Grassroots rugby, still the beating heart of the game, has always been about community. Local clubs, social cohesion, post-match gatherings, and camaraderie shaped the atmosphere. Even at the elite level, the rituals remained the same: the handshake, the acknowledgement of opponents, the respect shown to officials. Rugby was not simply a sport; it was a code of conduct.
These traditions still exist today, but they now compete with the relentless pressure of modern entertainment.
Modern Pressures: The Rise of the Entertainment Era
As professional rugby has grown, so influenced broadcasters and sponsors. The modern fan consumes sport differently, via short clips, dramatic highlights, and social-media-friendly content. To stay relevant, rugby’s governing bodies have adopted strategies designed to increase the sport’s entertainment value. Faster play, shorter stoppages, more dynamic camera angles, and commercial partnerships all play a role.
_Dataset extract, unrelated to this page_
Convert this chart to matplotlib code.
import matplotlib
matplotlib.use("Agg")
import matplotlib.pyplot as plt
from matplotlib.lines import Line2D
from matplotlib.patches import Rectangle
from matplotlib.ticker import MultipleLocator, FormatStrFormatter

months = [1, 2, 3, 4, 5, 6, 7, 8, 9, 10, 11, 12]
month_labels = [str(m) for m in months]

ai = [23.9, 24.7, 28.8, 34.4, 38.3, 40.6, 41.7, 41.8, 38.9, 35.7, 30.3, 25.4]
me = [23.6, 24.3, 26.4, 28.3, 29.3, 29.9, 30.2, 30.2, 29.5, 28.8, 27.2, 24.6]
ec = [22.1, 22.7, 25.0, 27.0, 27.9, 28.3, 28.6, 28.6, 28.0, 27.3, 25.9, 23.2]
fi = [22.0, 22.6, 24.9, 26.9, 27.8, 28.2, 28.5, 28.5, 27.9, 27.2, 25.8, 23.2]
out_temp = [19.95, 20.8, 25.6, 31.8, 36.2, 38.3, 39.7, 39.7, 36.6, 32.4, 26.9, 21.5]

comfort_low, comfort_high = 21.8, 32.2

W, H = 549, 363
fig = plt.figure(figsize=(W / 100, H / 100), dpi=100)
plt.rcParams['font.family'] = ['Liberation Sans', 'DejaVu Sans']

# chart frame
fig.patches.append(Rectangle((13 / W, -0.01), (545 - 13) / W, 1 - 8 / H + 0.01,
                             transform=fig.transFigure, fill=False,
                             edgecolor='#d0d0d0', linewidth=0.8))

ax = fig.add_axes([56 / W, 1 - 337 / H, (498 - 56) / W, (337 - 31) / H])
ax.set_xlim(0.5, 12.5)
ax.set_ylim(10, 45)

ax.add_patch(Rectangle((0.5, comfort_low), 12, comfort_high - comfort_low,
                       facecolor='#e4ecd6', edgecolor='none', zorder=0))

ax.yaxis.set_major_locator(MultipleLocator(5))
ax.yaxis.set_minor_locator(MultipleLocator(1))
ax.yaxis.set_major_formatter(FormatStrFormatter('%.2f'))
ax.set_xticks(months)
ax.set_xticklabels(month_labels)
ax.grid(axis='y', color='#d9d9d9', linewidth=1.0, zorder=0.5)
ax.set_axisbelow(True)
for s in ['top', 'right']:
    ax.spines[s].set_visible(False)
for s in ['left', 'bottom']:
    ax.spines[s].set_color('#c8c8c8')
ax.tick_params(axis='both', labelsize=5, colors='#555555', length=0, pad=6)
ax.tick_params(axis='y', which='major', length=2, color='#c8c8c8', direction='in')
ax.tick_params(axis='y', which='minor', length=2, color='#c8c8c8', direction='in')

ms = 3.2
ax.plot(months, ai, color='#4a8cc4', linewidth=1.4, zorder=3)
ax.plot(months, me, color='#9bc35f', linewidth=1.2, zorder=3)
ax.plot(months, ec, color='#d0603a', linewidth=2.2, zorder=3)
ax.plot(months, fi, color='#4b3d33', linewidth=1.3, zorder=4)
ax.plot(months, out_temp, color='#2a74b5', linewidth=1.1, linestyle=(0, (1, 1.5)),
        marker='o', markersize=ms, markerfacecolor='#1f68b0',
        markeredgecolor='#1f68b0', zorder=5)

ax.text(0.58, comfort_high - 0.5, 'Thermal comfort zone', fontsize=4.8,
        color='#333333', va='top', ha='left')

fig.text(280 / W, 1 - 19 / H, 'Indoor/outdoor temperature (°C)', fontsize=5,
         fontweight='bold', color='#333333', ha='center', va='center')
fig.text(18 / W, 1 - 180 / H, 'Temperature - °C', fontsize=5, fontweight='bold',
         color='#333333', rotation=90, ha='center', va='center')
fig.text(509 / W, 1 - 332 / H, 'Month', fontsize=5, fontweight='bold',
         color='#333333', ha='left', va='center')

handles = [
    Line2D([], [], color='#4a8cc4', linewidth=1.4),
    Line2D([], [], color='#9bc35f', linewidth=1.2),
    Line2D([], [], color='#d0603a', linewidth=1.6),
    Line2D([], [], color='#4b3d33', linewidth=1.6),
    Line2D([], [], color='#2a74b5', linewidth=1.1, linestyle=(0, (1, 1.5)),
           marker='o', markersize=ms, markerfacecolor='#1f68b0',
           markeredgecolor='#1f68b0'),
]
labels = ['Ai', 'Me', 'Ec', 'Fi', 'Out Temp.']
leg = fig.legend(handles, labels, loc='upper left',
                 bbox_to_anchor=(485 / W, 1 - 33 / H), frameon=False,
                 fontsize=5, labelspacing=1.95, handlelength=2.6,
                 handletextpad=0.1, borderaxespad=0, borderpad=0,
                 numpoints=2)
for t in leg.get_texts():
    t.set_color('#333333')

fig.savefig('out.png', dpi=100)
Players are no longer just athletes; they are content creators, personalities, and marketable figures expected to engage fans beyond the matchday. Rugby has entered an era where spectacle often competes for attention with substance.
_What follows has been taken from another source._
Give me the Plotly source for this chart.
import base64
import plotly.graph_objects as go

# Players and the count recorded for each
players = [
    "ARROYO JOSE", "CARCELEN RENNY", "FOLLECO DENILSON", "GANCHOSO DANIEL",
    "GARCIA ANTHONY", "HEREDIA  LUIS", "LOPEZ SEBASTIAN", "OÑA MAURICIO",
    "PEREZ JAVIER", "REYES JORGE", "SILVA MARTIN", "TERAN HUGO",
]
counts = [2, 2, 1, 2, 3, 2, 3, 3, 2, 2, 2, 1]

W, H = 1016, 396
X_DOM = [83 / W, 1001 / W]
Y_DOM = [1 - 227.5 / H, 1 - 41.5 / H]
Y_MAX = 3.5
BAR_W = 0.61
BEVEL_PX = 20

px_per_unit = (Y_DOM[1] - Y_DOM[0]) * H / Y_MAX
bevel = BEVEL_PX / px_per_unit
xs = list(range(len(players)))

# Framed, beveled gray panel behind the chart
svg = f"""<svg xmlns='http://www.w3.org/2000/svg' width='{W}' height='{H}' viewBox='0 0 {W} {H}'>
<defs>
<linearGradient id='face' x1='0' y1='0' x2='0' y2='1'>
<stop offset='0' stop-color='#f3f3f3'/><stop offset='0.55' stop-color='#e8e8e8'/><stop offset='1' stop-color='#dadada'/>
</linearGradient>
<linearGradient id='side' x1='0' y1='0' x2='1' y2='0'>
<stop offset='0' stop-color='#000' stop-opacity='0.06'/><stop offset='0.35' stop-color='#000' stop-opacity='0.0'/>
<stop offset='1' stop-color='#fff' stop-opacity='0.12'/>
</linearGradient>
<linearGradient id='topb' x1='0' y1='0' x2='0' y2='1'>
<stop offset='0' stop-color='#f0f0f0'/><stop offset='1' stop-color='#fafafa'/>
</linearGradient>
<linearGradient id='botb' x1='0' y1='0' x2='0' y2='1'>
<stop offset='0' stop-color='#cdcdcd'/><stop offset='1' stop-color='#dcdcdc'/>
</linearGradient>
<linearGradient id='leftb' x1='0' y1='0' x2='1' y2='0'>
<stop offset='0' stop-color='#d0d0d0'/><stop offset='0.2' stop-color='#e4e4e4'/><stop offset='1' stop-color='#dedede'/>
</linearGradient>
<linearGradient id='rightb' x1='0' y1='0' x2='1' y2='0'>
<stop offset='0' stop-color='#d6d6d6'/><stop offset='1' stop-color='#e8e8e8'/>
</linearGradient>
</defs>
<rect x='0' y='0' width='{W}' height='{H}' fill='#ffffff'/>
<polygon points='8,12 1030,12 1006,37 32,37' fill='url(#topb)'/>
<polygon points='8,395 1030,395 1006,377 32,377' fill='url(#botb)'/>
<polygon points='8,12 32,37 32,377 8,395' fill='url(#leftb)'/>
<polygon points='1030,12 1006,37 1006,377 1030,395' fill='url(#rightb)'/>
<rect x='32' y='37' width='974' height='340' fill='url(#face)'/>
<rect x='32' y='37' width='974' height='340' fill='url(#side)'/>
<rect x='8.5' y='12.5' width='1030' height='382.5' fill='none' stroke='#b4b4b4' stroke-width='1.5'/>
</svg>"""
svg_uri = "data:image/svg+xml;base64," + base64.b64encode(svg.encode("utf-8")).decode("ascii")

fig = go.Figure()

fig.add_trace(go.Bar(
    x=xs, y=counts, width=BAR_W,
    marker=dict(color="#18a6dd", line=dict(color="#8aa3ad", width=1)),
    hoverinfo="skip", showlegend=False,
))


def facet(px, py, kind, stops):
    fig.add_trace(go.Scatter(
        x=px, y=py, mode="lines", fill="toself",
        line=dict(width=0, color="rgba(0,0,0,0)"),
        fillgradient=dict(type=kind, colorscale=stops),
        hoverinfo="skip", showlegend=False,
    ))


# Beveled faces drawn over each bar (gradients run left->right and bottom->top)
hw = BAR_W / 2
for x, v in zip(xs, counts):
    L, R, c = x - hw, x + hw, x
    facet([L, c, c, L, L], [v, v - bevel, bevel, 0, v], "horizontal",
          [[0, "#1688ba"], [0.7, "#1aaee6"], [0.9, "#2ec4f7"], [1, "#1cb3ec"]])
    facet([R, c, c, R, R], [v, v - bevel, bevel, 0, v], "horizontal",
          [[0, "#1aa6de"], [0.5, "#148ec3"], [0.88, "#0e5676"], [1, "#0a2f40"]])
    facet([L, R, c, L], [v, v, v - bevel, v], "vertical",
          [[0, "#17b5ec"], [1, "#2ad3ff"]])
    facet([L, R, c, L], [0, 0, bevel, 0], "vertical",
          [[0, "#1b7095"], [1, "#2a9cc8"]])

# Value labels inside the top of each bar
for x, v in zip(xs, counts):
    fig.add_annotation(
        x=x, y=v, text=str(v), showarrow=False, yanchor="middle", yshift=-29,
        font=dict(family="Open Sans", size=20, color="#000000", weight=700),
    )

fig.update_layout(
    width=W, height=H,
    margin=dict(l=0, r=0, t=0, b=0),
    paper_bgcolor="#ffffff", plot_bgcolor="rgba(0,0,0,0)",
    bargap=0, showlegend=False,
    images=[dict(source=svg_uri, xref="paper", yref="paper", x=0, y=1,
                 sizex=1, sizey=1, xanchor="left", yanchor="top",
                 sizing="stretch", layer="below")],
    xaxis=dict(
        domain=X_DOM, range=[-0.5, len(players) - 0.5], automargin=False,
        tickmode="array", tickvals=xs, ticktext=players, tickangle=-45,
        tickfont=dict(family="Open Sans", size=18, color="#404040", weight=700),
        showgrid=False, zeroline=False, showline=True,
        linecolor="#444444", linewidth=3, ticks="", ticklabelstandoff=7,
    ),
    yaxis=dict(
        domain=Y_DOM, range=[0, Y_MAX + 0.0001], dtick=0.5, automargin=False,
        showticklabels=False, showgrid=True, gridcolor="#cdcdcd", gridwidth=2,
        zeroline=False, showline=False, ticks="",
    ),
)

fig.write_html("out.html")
But this shift comes with tension. Some argue that shaping rugby around entertainment risks pushing the sport away from its roots. The question becomes: does rugby need to change to survive, or is it changing too much to remain rugby?
Rule Changes & Their Impact on the Game’s Soul
In the last decade, numerous rule changes have aimed to make the sport safer, faster, and more appealing for television audiences. Lower tackle height laws, scrum adjustments, and the increased use of the TMO (Television Match Official) have altered the pace and physicality of the game.
While many of these changes are necessary, player welfare should always come before nostalgia; they have also created friction. Frequent stoppages, lengthy video reviews, and cautious refereeing disrupt the natural rhythm rugby once had. Some fans feel the sport has become “sanitised,” losing the raw edge and unpredictable flow that were part of its identity.
The balance between safety, spectacle, and tradition is becoming increasingly difficult to maintain.
Commercialisation: A New Era or a Necessary Evil?
Commercialisation has played a major role in rugby’s evolution, particularly since professionalism began in 1995. Global tournaments, high-value sponsorship deals, and worldwide broadcasting agreements have elevated the sport financially, but at a cost.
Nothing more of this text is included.